Acting Out

Do you ever wonder that if your life (and those connecting to it) were turned into a play, what role would you and your friends play? I strangely enough, do not see myself as the heroine or leading lady in my play. Ever since I was little I have had a number of good friends with very similar interests to myself, only these friends were always the dominant friend. Although I moved around it always ended up the same. I would have a very close friend and would almost become a follower in the eyes of others; I was never swayed by their opinion, but always much quieter than them that it seemed that way. It hadn't been this way in college until recently when I connected with a new friend. We are passionate about the same books, movies, politics, theologies, and so on. Lately, we have spent nearly every evening together talking, playing card games, and planning a reckless future (that will likely never occur). Despite the differences in our personal histories we are so alike, except for one notable feature: extroversion vs. introversion. She ranks in the low 90s of extroversion; I rank in the upper 90s of introversion. When it is just the two of us we talk freely and I never feel like a minor character. However, whenever others come into the picture, her natural cheer, outgoing nature, and eternal ability to ask questions sets her in the center of attention. Whether with my friends or hers, she becomes the leading lady and I the supporting actress. Being a quiet observer, it goes to note that this is not of her intent--she always includes me (and everyone else) in any conversation--it is the people around her. They don't seem able to take their eyes off of her, everything she says is witty and wonderful.
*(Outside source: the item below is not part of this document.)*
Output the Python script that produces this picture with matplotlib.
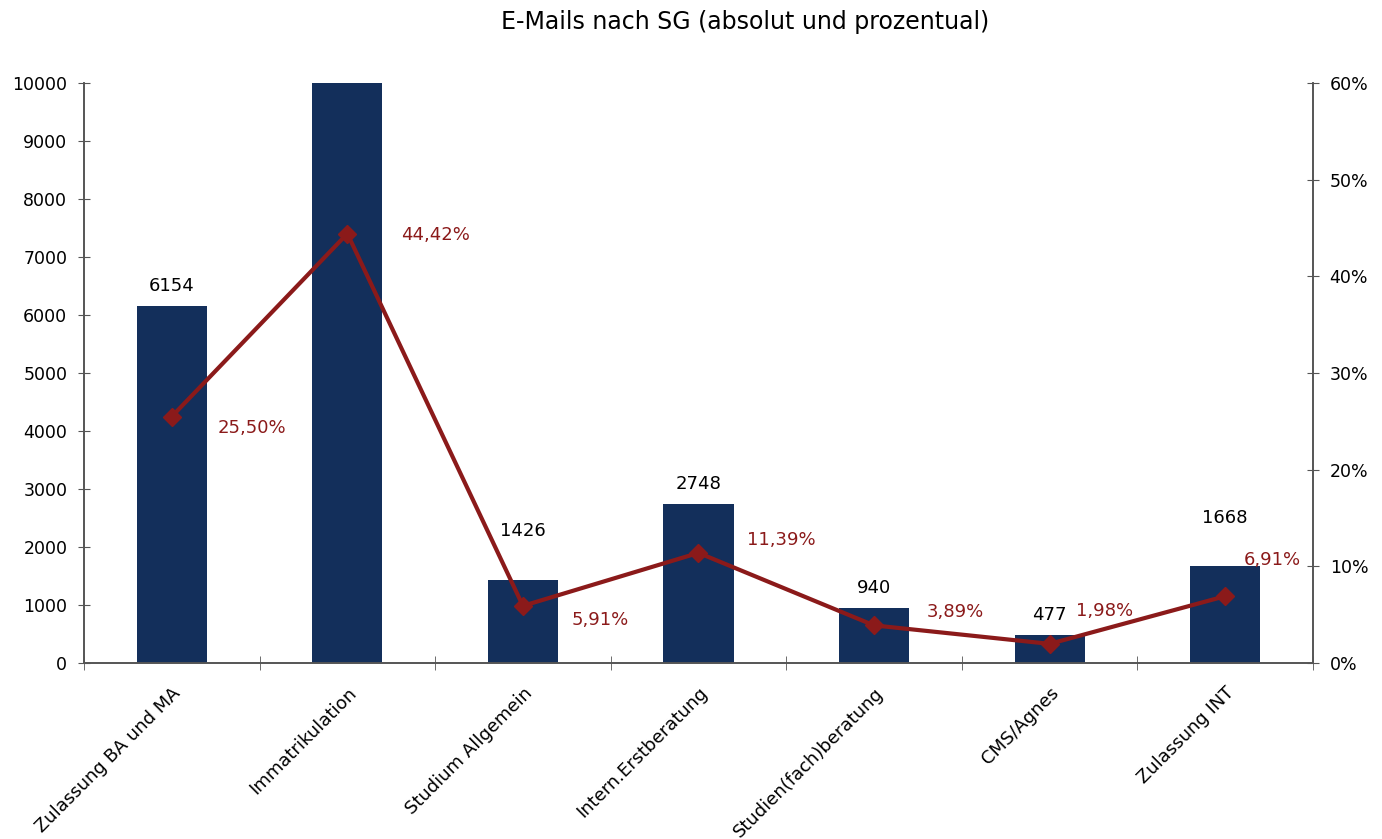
import matplotlib
matplotlib.use("Agg")
import matplotlib.pyplot as plt
from matplotlib.ticker import FuncFormatter, MultipleLocator

categories = ["Zulassung BA und MA", "Immatrikulation", "Studium Allgemein",
              "Intern.Erstberatung", "Studien(fach)beratung", "CMS/Agnes", "Zulassung INT"]
counts = [6154, 10720, 1426, 2748, 940, 477, 1668]
percents = [25.50, 44.42, 5.91, 11.39, 3.89, 1.98, 6.91]
title = "E-Mails nach SG (absolut und prozentual)"

bar_color = "#132F5B"
line_color = "#8B1A1A"

# label offsets (points), layout only
pct_offsets = [(33, -8), (39, -1), (35, -10), (35, 9), (38, 10), (19, 24), (13, 26)]
val_offsets = [8, 8, 29, 8, 8, 8, 28]

plt.rcParams['font.family'] = ['DejaVu Sans']
fig = plt.figure(figsize=(13.82, 8.39), dpi=100)
ax = fig.add_axes([84/1382, 1-663/839, (1313-84)/1382, (663-83)/839])
ax2 = ax.twinx()

x = list(range(len(categories)))
ax.bar(x, counts, width=0.4, color=bar_color, zorder=2)
ax.set_ylim(0, 10000)
ax.set_xlim(-0.5, len(categories) - 0.5)
ax.yaxis.set_major_locator(MultipleLocator(1000))
for xi, v, off in zip(x, counts, val_offsets):
    if v <= 10000:
        ax.annotate(f"{v}", (xi, v), xytext=(0, off), textcoords="offset points",
                    ha="center", va="bottom", fontsize=13, color="black")

ax2.plot(x, percents, color=line_color, lw=3, marker="D", markersize=9, zorder=3)
ax2.set_ylim(0, 60)
ax2.yaxis.set_major_locator(MultipleLocator(10))
ax2.yaxis.set_major_formatter(FuncFormatter(lambda v, p: f"{v:.0f}%"))
for xi, p, off in zip(x, percents, pct_offsets):
    ax2.annotate(f"{p:.2f}%".replace(".", ","), (xi, p), xytext=off, textcoords="offset points",
                 ha="left", va="center", fontsize=13, color=line_color)

ax.set_xticks(x)
ax.set_xticklabels(categories, rotation=45, ha="right", rotation_mode="anchor", fontsize=13)
ax.tick_params(axis="x", length=0, pad=15)
ax.set_xticks([i + 0.5 for i in range(-1, len(categories))], minor=True)
ax.tick_params(axis="x", which="minor", length=10, direction="inout", color="#555555")

ax.tick_params(axis="y", direction="inout", length=8, labelsize=12.5, color="#555555", pad=8)
ax2.tick_params(axis="y", direction="inout", length=8, labelsize=12.5, color="#555555", pad=8)

for a in (ax, ax2):
    a.spines["top"].set_visible(False)
    for s in ("left", "right", "bottom"):
        a.spines[s].set_color("#555555")
        a.spines[s].set_linewidth(1.2)

fig.text(745/1382, 1-22/839, title, ha="center", va="center", fontsize=17)
fig.savefig("out.png", dpi=100, facecolor="white")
When I was younger this would have bothered me, but I have come to accept the way I am. I could force the easy laugh, open countenance, and ready speech that comes naturally to her, but I don't need the attention (also for the record, I don't think she feels she needs it either, she just can't help being friendly). But it does sometimes make me wonder if I am settling in my own life as a supporting actress. Is it bad to fade into the background? Is it worse to do so knowingly and willingly?
But then you really never know with plays and novels, the protagonist just might end up being the person you least suspect.